Fixity of Species refers to the set of beliefs derived from the ideas of Plato, Aristotle and Carolus Linnaeus which held that species have remained unchanged since their appearance on earth. This was later contradicted by the development of the Theory of Evolution.
The essential ideas behind Fixity of Species can be traced to classical philosophy. Plato's Theory of Forms drew a distinction between our material reality and a separate realm of Forms. These Forms are supposed to be eternal, ideal and abstract representations of things in our world. Our world contains only imperfect shadows of Forms. As such, the variation we see in things around us is unimportant since it is caused due to trivial imperfections. Aristotle applied Plato's idea to living things and stated that there are eternal ideal types for each species and since the creatures we see around us are imperfect manifestations, any variance among them is unimportant.
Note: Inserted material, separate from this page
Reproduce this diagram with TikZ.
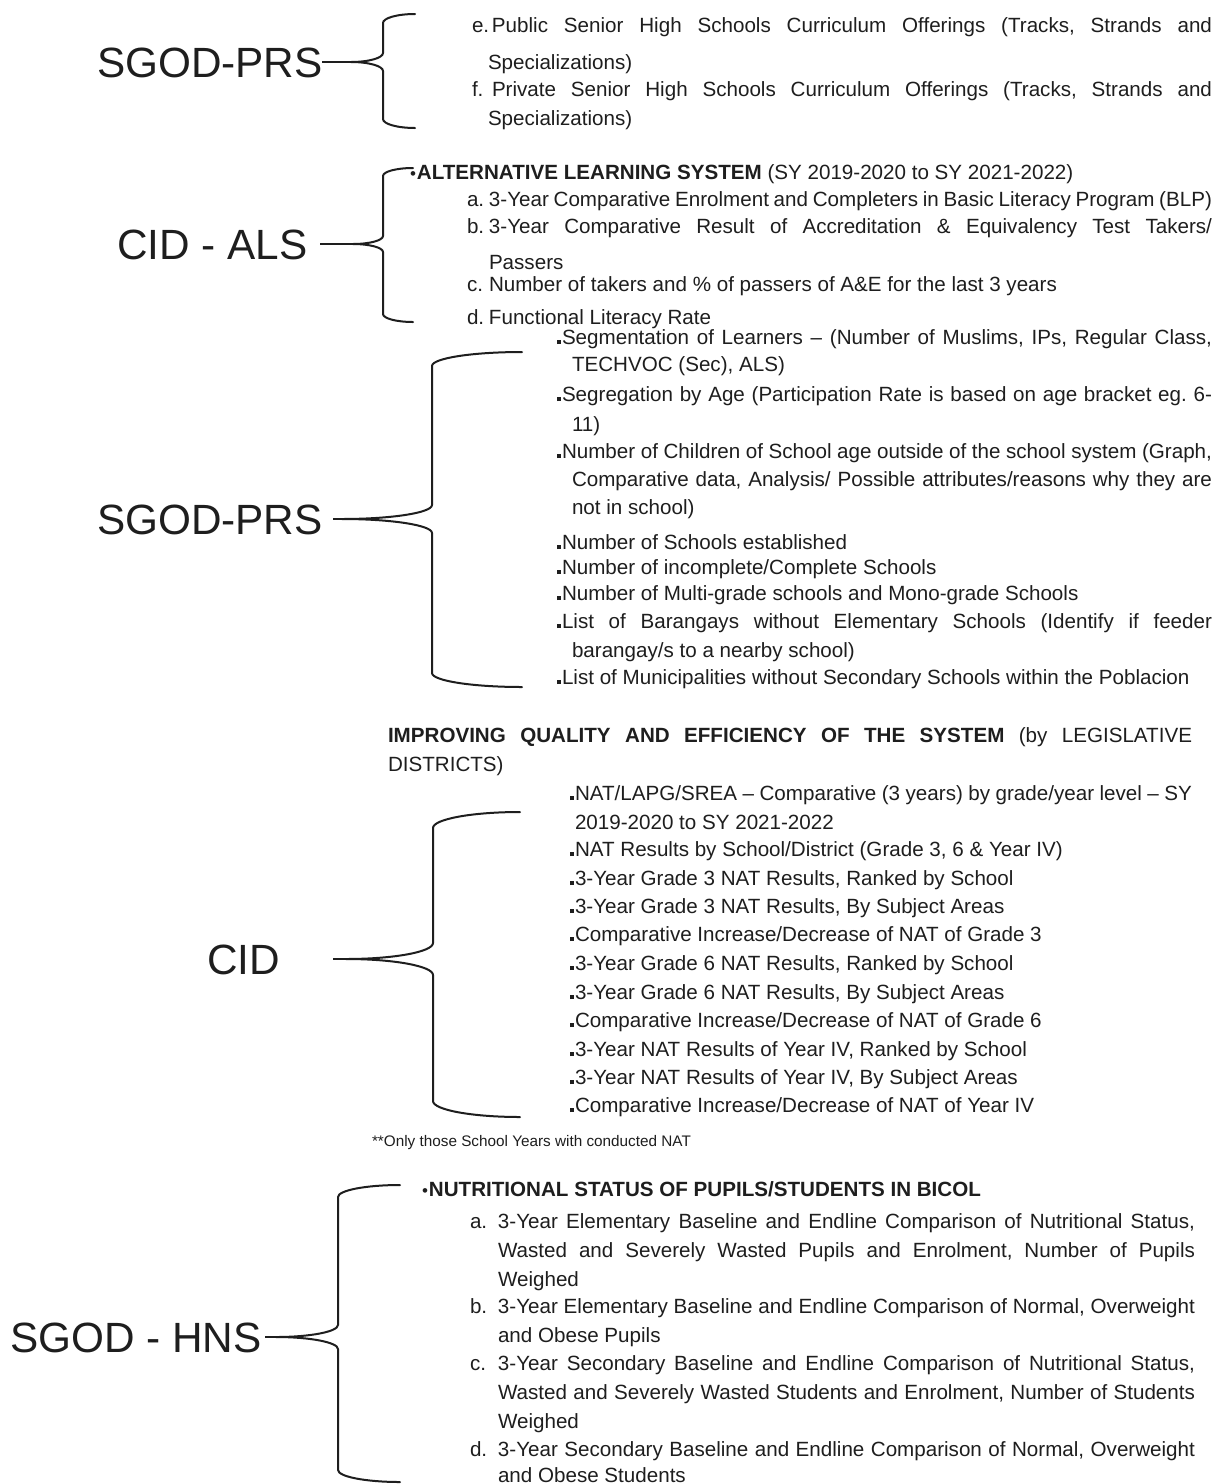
\documentclass[tikz,border=0pt]{standalone}
\usepackage{fontspec}
\setmainfont{Liberation Sans}
\definecolor{ink}{RGB}{30,30,30}
\newcommand\sqb{\rule{3.8pt}{3.8pt}\hspace{1.2pt}}
\newcommand\rdb{{\fontsize{17}{17}\selectfont •}\hspace{1pt}}
\newcommand\lab[2]{\makebox[#1pt][l]{#2}}
\newcommand\jl[2]{\makebox[#1pt][s]{#2}}
\newcommand\bracedraw[8]{%
 \coordinate (#1) at (#4,#6);
 \draw[brace] (#2,#5) .. controls ({#2-0.5523*(#2-#3)},#5) and (#3,{#5+0.4477*#8}) .. (#3,{#5+#8})
  -- (#3,{#6-#8}) .. controls (#3,{#6-0.4477*#8}) and ({#4+0.5523*(#3-#4)},#6) .. (#1)
  .. controls ({#4+0.5523*(#3-#4)},#6) and (#3,{#6+0.4477*#8}) .. (#3,{#6+#8})
  -- (#3,{#7-#8}) .. controls (#3,{#7-0.4477*#8}) and ({#2-0.5523*(#2-#3)},#7) .. (#2,#7);
}
\tikzset{
 txt/.style={anchor=base west, inner sep=0pt, outer sep=0pt, text=ink,
   font=\fontsize{20.6}{24}\selectfont\frenchspacing},
 big/.style={anchor=base west, inner sep=0pt, outer sep=0pt, text=ink,
   font=\fontsize{42.3}{48}\selectfont},
 note/.style={anchor=base west, inner sep=0pt, outer sep=0pt, text=ink,
   font=\fontsize{15.3}{18}\selectfont},
 brace/.style={draw=ink, line width=2pt, line cap=round},
 link/.style={draw=ink, line width=2pt},
}
\begin{document}
\begin{tikzpicture}[x=1pt,y=-1pt]
\fill[white] (0,0) rectangle (1226,1484);
\useasboundingbox (0,0) rectangle (1226,1484);

% ---------- Section 1 ----------
\node[big] (L1) at (97,77) {SGOD-PRS};
\node[txt] (s1a) at (472,32) {\lab{20}{e.}\jl{720}{Public Senior High Schools Curriculum Offerings (Tracks, Strands and}};
\node[txt] (s1b) at (488,69) {Specializations)};
\node[txt] (s1c) at (472,96) {\lab{20}{f.}\jl{720}{Private Senior High Schools Curriculum Offerings (Tracks, Strands and}};
\node[txt] (s1d) at (488,125) {Specializations)};
\bracedraw{t1}{415}{383}{351}{14}{62}{128}{9}
\coordinate (c1) at (322,62);
\draw[link] (c1) -- (t1);

% ---------- Section 2 ----------
\node[big] (L2) at (117,259) {CID - ALS};
\node[txt] (s2h) at (410,179) {\rdb\textbf{ALTERNATIVE LEARNING SYSTEM} (SY 2019-2020 to SY 2021-2022)};
\node[txt] (s2a) at (467,206) {\lab{22}{a.}\jl{723}{3-Year Comparative Enrolment and Completers in Basic Literacy Program (BLP)}};
\node[txt] (s2b) at (467,233) {\lab{22}{b.}\jl{723}{3-Year Comparative Result of Accreditation \& Equivalency Test Takers/}};
\node[txt] (s2c) at (489,269) {Passers};
\node[txt] (s2d) at (467,291) {\lab{22}{c.}Number of takers and \% of passers of A\&E for the last 3 years};
\node[txt] (s2e) at (467,324) {\lab{22}{d.}Functional Literacy Rate};
\bracedraw{t2}{413}{383}{353}{168}{244}{322}{8}
\coordinate (c2) at (320,244);
\draw[link] (c2) -- (t2);

% ---------- Section 3 ----------
\node[big] (L3) at (97,534) {SGOD-PRS};
\node[txt] (s3a) at (557,344) {\jl{655}{\sqb Segmentation of Learners – (Number of Muslims, IPs, Regular Class,}};
\node[txt] (s3b) at (572,371) {TECHVOC (Sec), ALS)};
\node[txt] (s3c) at (557,401) {\jl{655}{\sqb Segregation by Age (Participation Rate is based on age bracket eg. 6-}};
\node[txt] (s3d) at (572,431) {11)};
\node[txt] (s3e) at (557,458) {\jl{655}{\sqb Number of Children of School age outside of the school system (Graph,}};
\node[txt] (s3f) at (572,486) {\jl{640}{Comparative data, Analysis/ Possible attributes/reasons why they are}};
\node[txt] (s3g) at (572,514) {not in school)};
\node[txt] (s3h) at (557,549) {\sqb Number of Schools established};
\node[txt] (s3i) at (557,574) {\sqb Number of incomplete/Complete Schools};
\node[txt] (s3j) at (557,600) {\sqb Number of Multi-grade schools and Mono-grade Schools};
\node[txt] (s3k) at (557,628) {\jl{655}{\sqb List of Barangays without Elementary Schools (Identify if feeder}};
\node[txt] (s3l) at (572,657) {barangay/s to a nearby school)};
\node[txt] (s3m) at (557,684) {\sqb List of Municipalities without Secondary Schools within the Poblacion};
\bracedraw{t3}{522}{432}{342}{352}{519}{687}{14}
\coordinate (c3) at (333,519);
\draw[link] (c3) -- (t3);

% ---------- Section 4 ----------
\node[big] (L4) at (207,974) {CID};
\node[txt] (s4h) at (388,742) {\jl{804}{\textbf{IMPROVING QUALITY AND EFFICIENCY OF THE SYSTEM} (by LEGISLATIVE}};
\node[txt] (s4i) at (388,771) {DISTRICTS)};
\node[txt] (s4a) at (570,800) {\jl{622}{\sqb NAT/LAPG/SREA – Comparative (3 years) by grade/year level – SY}};
\node[txt] (s4b) at (575,829) {2019-2020 to SY 2021-2022};
\node[txt] (s4c) at (570,856) {\sqb NAT Results by School/District (Grade 3, 6 \& Year IV)};
\node[txt] (s4d) at (570,885) {\sqb 3-Year Grade 3 NAT Results, Ranked by School};
\node[txt] (s4e) at (570,913) {\sqb 3-Year Grade 3 NAT Results, By Subject Areas};
\node[txt] (s4f) at (570,941) {\sqb Comparative Increase/Decrease of NAT of Grade 3};
\node[txt] (s4g) at (570,970) {\sqb 3-Year Grade 6 NAT Results, Ranked by School};
\node[txt] (s4j) at (570,999) {\sqb 3-Year Grade 6 NAT Results, By Subject Areas};
\node[txt] (s4k) at (570,1027) {\sqb Comparative Increase/Decrease of NAT of Grade 6};
\node[txt] (s4l) at (570,1056) {\sqb 3-Year NAT Results of Year IV, Ranked by School};
\node[txt] (s4m) at (570,1084) {\sqb 3-Year NAT Results of Year IV, By Subject Areas};
\node[txt] (s4n) at (570,1112) {\sqb Comparative Increase/Decrease of NAT of Year IV};
\node[note] (fn) at (372,1146) {**Only those School Years with conducted NAT};
\bracedraw{t4}{520}{433}{346}{812}{959}{1117}{16}
\coordinate (c4) at (333,959);
\draw[link] (c4) -- (t4);

% ---------- Section 5 ----------
\node[big] (L5) at (10,1352) {SGOD - HNS};
\node[txt] (s5h) at (422,1196) {\rdb\textbf{NUTRITIONAL STATUS OF PUPILS/STUDENTS IN BICOL}};
\node[txt] (s5a) at (470,1228) {\lab{28}{a.}\jl{697}{3-Year Elementary Baseline and Endline Comparison of Nutritional Status,}};
\node[txt] (s5b) at (498,1257) {\jl{697}{Wasted and Severely Wasted Pupils and Enrolment, Number of Pupils}};
\node[txt] (s5c) at (498,1286) {Weighed};
\node[txt] (s5d) at (470,1313) {\lab{28}{b.}\jl{697}{3-Year Elementary Baseline and Endline Comparison of Normal, Overweight}};
\node[txt] (s5e) at (498,1342) {and Obese Pupils};
\node[txt] (s5f) at (470,1370) {\lab{28}{c.}\jl{697}{3-Year Secondary Baseline and Endline Comparison of Nutritional Status,}};
\node[txt] (s5g) at (498,1399) {\jl{697}{Wasted and Severely Wasted Students and Enrolment, Number of Students}};
\node[txt] (s5i) at (498,1428) {Weighed};
\node[txt] (s5j) at (470,1456) {\lab{28}{d.}\jl{697}{3-Year Secondary Baseline and Endline Comparison of Normal, Overweight}};
\node[txt] (s5k) at (498,1482) {and Obese Students};
\bracedraw{t5}{400}{338}{276}{1185}{1337}{1482}{12}
\coordinate (c5) at (265,1337);
\draw[link] (c5) -- (t5);
\end{tikzpicture}
\end{document}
The above ideas were consolidated and formalized by Linnaeus' Typological Concept of Species in the 18th century. He stated that entire species could be represented by one ideal specimen, called the holotype. These eternal holotypes were created by God and have remained static ever since. Species were supposed to be discrete classes which remain eternally unchanged. This was widely accepted among European botanists and zoologists as it conformed to Christian beliefs about creation. These ideas were also backed by empirical evidence at the time. Joseph Kolreuter, for example, crossbred two groups of tobacco to create a new form but then obtained one of the parent types through repeated backcrosses.
Charles Darwin was trained to take the fixity of species for granted. However, after finding that he was unable to properly classify the wide range of bird species he had collected on his voyage on the HMS Beagle, he began to consider the idea that species could be transmuted to others. The rest is, of course, history.